[SHORT EXERCISE]
Don't include pictures. Quote the lines below from the first through the line that contains "of year':'#77787b','End of".
** BEGIN **
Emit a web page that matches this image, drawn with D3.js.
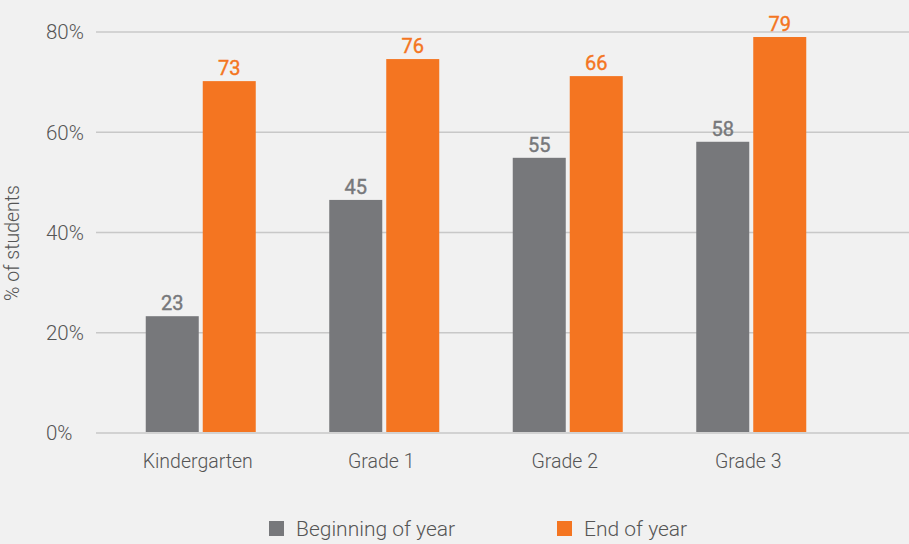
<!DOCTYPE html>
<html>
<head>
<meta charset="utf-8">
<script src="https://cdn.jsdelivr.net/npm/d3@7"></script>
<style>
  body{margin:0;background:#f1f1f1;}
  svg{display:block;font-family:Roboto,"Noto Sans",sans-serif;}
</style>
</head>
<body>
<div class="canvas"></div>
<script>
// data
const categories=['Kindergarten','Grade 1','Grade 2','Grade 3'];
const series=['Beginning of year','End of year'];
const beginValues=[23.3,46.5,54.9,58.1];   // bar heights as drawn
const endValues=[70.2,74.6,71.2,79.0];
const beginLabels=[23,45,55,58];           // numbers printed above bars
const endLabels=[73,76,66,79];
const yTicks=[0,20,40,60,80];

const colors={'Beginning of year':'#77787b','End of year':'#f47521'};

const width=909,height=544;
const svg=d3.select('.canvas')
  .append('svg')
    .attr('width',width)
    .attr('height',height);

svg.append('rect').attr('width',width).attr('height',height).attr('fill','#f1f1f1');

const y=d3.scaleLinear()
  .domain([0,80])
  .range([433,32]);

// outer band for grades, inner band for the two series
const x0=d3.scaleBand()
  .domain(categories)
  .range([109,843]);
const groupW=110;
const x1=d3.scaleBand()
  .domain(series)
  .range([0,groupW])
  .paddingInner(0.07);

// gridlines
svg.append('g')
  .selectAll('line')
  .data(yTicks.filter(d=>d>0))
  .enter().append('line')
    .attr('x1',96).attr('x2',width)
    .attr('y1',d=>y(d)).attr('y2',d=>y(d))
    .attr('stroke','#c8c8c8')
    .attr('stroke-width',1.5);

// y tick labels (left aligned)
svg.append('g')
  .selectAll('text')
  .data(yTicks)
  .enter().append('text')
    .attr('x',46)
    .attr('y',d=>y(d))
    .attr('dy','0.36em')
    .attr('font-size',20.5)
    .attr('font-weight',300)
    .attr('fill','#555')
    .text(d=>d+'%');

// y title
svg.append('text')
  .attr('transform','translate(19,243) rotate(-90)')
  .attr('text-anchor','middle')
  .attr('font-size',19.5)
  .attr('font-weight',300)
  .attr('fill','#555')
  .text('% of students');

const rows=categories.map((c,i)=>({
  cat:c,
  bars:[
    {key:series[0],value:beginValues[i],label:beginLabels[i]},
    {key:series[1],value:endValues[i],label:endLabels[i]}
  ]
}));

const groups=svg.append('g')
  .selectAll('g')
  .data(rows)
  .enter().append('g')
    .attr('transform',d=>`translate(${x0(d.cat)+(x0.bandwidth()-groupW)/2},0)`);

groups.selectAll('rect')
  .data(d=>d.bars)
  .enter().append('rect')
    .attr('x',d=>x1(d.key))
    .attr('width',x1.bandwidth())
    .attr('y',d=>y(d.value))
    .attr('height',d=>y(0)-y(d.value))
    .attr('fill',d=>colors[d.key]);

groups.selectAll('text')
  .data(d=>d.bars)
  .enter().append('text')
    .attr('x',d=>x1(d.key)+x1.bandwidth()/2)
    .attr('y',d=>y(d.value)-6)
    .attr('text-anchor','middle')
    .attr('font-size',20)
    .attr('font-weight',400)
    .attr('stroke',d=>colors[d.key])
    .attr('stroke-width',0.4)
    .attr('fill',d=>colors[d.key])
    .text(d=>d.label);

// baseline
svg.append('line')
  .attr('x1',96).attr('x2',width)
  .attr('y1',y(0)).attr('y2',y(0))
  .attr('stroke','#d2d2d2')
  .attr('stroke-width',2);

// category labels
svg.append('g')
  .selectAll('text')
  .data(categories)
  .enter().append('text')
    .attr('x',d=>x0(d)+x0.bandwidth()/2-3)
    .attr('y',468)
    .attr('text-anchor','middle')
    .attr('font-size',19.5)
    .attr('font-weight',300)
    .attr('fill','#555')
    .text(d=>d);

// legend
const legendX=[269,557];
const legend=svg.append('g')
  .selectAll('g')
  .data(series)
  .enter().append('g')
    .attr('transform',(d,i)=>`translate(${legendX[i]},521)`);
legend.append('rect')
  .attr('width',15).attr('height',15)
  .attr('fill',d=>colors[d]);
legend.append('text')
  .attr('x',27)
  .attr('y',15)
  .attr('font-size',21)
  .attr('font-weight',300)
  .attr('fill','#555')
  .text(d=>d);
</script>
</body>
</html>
** END **
[RESPONSE]
Emit a web page that matches this image, drawn with D3.js.
<!DOCTYPE html>
<html>
<head>
<meta charset="utf-8">
<script src="https://cdn.jsdelivr.net/npm/d3@7"></script>
<style>
  body{margin:0;background:#f1f1f1;}
  svg{display:block;font-family:Roboto,"Noto Sans",sans-serif;}
</style>
</head>
<body>
<div class="canvas"></div>
<script>
// data
const categories=['Kindergarten','Grade 1','Grade 2','Grade 3'];
const series=['Beginning of year','End of year'];
const beginValues=[23.3,46.5,54.9,58.1];   // bar heights as drawn
const endValues=[70.2,74.6,71.2,79.0];
const beginLabels=[23,45,55,58];           // numbers printed above bars
const endLabels=[73,76,66,79];
const yTicks=[0,20,40,60,80];

const colors={'Beginning of year':'#77787b','End of year':'#f47521'};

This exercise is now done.